▸ **Materials provided**:
--------------------------------------------------

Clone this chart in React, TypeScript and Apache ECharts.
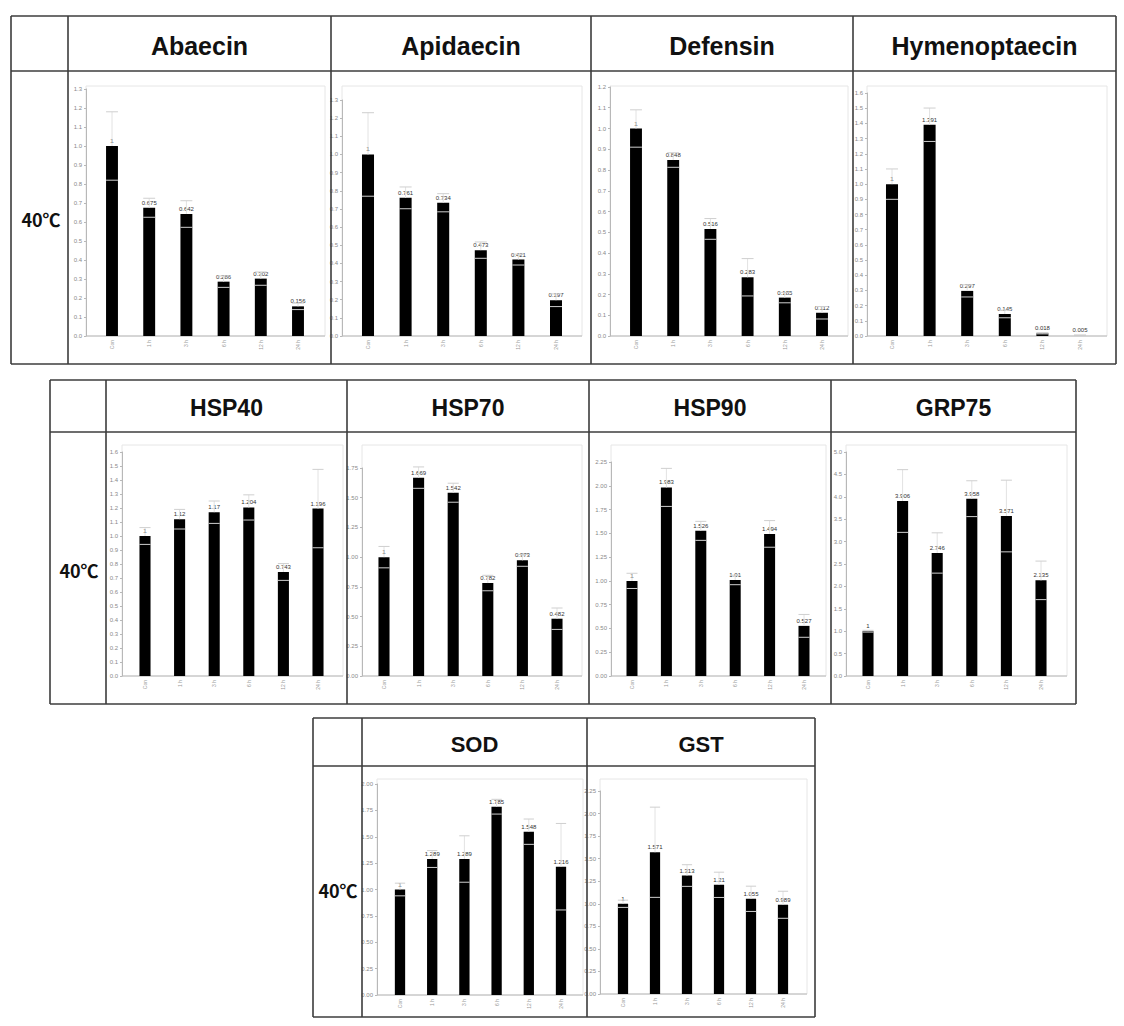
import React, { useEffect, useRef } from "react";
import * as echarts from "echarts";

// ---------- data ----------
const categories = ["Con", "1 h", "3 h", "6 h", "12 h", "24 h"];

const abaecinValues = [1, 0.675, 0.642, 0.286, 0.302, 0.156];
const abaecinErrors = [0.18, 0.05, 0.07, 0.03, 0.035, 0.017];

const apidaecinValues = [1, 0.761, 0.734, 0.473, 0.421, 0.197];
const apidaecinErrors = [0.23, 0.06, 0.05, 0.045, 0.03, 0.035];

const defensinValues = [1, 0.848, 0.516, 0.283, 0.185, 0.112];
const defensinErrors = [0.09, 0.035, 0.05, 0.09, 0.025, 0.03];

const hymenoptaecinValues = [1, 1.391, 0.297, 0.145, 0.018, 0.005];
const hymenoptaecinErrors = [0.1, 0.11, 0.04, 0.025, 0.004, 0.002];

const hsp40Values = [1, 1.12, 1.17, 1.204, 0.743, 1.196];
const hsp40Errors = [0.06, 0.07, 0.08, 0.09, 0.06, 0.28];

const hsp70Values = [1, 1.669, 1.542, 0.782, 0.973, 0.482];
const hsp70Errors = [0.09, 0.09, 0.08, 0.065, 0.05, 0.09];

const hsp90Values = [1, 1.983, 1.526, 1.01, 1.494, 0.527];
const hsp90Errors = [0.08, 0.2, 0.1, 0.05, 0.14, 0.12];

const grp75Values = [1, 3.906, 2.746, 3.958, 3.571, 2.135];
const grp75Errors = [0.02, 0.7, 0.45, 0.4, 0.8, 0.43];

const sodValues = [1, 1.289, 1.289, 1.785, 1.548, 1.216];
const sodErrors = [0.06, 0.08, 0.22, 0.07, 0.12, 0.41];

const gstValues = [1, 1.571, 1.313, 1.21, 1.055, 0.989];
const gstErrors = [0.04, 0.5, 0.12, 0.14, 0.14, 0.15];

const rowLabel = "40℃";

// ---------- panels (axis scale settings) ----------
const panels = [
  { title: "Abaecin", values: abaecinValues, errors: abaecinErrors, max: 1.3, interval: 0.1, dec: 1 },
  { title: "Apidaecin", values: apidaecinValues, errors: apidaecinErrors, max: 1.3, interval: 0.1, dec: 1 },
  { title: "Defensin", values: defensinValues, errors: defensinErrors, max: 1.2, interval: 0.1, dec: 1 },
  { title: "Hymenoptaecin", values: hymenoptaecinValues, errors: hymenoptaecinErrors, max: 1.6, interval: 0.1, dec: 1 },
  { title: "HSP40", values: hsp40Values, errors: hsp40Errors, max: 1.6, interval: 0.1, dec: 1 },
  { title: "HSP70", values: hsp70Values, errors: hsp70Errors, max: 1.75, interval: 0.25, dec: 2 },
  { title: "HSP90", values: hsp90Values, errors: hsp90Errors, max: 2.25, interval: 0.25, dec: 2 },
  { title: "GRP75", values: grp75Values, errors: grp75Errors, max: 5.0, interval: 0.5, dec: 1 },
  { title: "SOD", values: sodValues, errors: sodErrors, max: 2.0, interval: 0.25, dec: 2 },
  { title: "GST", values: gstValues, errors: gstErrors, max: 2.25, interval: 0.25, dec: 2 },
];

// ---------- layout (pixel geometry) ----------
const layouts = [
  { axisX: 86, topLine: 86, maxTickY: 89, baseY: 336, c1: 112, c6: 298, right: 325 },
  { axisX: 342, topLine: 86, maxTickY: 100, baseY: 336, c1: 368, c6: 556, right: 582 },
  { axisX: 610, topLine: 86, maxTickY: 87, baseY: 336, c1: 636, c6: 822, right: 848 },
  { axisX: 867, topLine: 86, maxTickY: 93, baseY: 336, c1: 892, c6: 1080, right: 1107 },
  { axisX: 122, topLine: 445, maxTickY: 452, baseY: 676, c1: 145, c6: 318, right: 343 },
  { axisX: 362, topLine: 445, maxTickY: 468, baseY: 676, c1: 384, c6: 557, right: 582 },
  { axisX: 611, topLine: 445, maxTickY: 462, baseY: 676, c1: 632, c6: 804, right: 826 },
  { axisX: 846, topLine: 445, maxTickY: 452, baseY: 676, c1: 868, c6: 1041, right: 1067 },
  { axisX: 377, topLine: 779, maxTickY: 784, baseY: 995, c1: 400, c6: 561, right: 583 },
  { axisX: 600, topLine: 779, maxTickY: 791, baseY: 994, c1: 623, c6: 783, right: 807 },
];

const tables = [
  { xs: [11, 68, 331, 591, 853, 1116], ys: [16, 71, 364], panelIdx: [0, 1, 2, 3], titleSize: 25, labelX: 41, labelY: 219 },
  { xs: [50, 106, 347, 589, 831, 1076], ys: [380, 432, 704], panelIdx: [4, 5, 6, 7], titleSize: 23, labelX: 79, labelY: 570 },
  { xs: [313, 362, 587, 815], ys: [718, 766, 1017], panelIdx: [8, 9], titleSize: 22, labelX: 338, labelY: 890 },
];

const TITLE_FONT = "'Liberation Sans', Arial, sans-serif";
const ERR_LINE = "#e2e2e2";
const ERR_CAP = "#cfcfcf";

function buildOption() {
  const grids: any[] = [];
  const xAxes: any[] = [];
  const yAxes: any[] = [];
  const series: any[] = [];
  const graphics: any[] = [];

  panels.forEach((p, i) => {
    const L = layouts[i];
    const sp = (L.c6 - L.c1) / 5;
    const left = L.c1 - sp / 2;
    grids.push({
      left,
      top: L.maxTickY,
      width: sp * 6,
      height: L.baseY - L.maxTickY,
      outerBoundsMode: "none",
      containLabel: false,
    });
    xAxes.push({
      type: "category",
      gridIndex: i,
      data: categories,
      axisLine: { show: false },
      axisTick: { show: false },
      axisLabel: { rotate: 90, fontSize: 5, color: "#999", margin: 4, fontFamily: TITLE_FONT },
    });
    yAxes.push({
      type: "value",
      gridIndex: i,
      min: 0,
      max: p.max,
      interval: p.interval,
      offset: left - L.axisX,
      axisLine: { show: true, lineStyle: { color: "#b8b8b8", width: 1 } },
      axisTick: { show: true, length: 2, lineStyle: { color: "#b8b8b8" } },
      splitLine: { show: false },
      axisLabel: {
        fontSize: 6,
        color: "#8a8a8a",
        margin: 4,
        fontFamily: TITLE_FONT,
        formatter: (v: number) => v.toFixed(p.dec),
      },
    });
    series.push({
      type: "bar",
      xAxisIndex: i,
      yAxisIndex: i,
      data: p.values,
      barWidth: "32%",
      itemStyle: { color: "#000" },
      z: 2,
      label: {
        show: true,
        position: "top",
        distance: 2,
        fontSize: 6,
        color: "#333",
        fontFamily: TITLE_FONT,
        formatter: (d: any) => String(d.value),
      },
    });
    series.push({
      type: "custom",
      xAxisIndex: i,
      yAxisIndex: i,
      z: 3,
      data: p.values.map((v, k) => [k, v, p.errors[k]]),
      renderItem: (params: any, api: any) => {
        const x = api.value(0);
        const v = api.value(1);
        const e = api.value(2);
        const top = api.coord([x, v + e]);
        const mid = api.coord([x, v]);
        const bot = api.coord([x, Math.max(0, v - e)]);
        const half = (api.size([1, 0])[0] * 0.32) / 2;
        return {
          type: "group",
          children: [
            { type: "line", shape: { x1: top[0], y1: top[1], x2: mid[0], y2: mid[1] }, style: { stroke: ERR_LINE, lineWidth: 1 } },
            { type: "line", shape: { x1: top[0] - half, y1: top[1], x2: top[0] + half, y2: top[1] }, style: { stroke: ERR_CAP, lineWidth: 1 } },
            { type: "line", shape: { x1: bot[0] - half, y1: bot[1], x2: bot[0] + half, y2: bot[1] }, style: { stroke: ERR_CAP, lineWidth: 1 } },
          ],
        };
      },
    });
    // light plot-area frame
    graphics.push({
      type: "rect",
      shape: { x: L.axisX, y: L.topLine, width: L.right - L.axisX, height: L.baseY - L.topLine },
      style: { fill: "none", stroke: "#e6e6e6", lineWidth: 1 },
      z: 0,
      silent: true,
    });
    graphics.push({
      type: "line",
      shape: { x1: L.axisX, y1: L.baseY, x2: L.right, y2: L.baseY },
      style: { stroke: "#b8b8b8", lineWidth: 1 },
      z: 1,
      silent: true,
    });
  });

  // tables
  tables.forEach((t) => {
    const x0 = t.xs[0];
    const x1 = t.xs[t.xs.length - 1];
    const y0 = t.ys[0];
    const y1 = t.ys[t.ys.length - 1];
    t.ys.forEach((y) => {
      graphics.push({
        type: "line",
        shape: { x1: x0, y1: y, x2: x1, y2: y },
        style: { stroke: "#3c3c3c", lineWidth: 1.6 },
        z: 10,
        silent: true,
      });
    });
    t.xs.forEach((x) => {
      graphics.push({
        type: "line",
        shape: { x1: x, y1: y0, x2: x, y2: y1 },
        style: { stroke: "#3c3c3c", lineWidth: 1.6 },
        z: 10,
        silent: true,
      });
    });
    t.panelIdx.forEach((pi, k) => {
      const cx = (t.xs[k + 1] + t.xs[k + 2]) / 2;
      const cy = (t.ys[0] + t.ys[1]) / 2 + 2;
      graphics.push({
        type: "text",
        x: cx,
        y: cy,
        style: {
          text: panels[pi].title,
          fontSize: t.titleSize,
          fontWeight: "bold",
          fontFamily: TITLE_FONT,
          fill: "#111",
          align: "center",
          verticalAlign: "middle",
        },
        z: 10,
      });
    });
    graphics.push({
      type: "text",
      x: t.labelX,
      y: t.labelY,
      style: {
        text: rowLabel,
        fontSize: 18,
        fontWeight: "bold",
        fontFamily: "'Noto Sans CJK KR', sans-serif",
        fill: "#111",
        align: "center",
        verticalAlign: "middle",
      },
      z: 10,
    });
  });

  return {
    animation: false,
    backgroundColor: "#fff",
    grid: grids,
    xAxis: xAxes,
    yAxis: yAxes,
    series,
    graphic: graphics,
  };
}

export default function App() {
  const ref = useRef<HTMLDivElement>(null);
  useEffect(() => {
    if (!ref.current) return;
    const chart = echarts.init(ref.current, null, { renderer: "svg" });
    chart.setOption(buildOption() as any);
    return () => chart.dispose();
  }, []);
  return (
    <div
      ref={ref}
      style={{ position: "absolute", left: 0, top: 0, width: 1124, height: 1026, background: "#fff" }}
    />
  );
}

--------------------------------------------------

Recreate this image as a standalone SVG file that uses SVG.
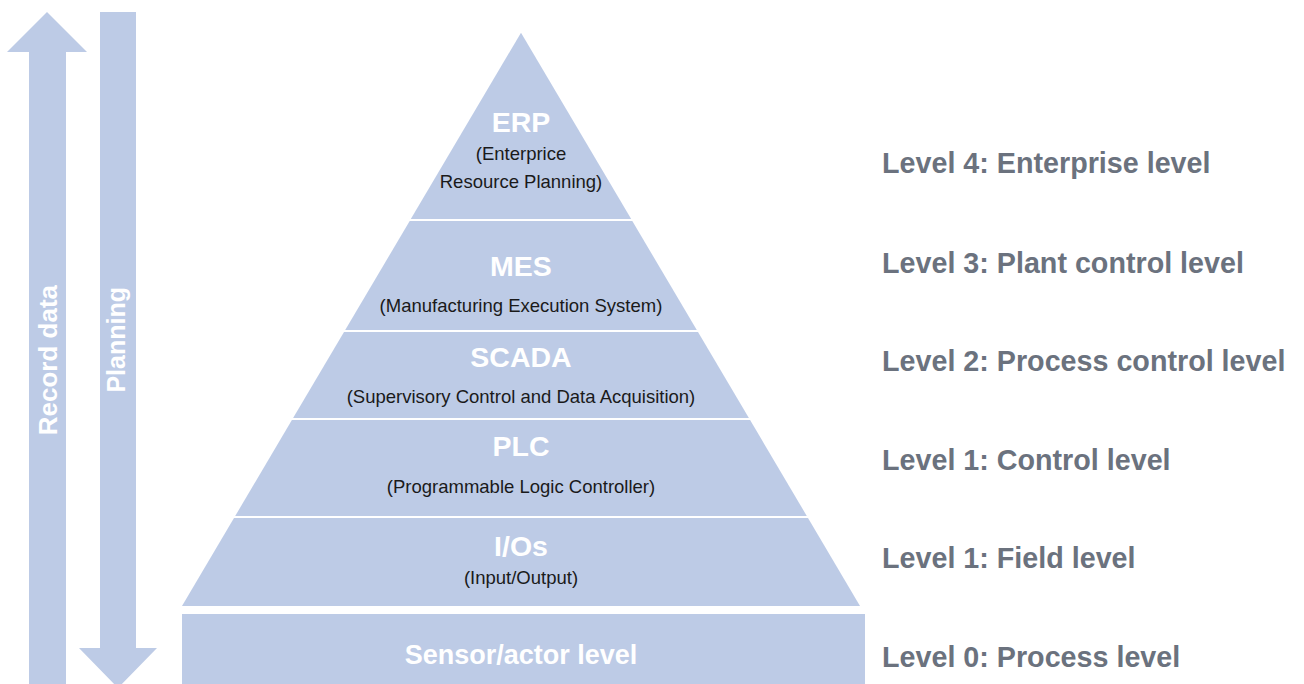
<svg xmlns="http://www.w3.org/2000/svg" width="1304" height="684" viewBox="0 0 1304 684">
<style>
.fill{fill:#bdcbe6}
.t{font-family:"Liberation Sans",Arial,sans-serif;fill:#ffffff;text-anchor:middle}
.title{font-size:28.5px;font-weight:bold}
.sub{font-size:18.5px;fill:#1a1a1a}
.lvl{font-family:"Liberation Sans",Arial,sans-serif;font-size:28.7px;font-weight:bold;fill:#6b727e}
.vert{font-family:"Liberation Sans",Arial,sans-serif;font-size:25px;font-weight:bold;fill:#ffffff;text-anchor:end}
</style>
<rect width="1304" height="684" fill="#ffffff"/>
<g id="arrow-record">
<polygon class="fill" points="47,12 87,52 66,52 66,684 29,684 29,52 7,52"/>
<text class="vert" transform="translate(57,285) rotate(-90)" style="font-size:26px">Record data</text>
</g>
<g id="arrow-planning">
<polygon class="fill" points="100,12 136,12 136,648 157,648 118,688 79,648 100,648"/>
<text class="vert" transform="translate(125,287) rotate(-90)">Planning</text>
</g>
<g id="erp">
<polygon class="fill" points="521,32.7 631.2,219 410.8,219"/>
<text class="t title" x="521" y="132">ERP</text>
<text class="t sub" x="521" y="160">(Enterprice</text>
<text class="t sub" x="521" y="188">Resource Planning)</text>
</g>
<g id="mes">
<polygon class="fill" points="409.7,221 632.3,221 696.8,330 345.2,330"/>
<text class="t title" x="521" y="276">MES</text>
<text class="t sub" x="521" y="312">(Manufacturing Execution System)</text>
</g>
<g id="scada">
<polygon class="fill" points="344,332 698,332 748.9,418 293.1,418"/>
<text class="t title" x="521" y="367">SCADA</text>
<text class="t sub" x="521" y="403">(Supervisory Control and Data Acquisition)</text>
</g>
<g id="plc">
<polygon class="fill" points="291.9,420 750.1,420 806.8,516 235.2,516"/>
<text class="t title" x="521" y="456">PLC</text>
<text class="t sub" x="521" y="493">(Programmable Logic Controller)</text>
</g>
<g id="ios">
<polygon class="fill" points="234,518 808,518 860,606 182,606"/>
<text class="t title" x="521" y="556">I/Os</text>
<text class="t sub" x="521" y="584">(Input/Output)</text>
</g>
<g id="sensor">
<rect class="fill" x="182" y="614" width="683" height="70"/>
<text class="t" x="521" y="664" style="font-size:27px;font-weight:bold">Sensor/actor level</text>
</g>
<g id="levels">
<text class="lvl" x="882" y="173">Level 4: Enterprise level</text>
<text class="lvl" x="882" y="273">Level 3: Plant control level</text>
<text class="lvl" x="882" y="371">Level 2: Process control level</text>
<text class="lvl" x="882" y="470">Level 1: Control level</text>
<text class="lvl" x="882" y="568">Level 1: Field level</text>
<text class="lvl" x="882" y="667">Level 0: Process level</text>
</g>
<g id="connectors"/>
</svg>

--------------------------------------------------

▸ **Aim of the task**: Pull out the lines above in which the word "React" appears.

▸ **Result below**:
Clone this chart in React, TypeScript and Apache ECharts.
import React, { useEffect, useRef } from "react";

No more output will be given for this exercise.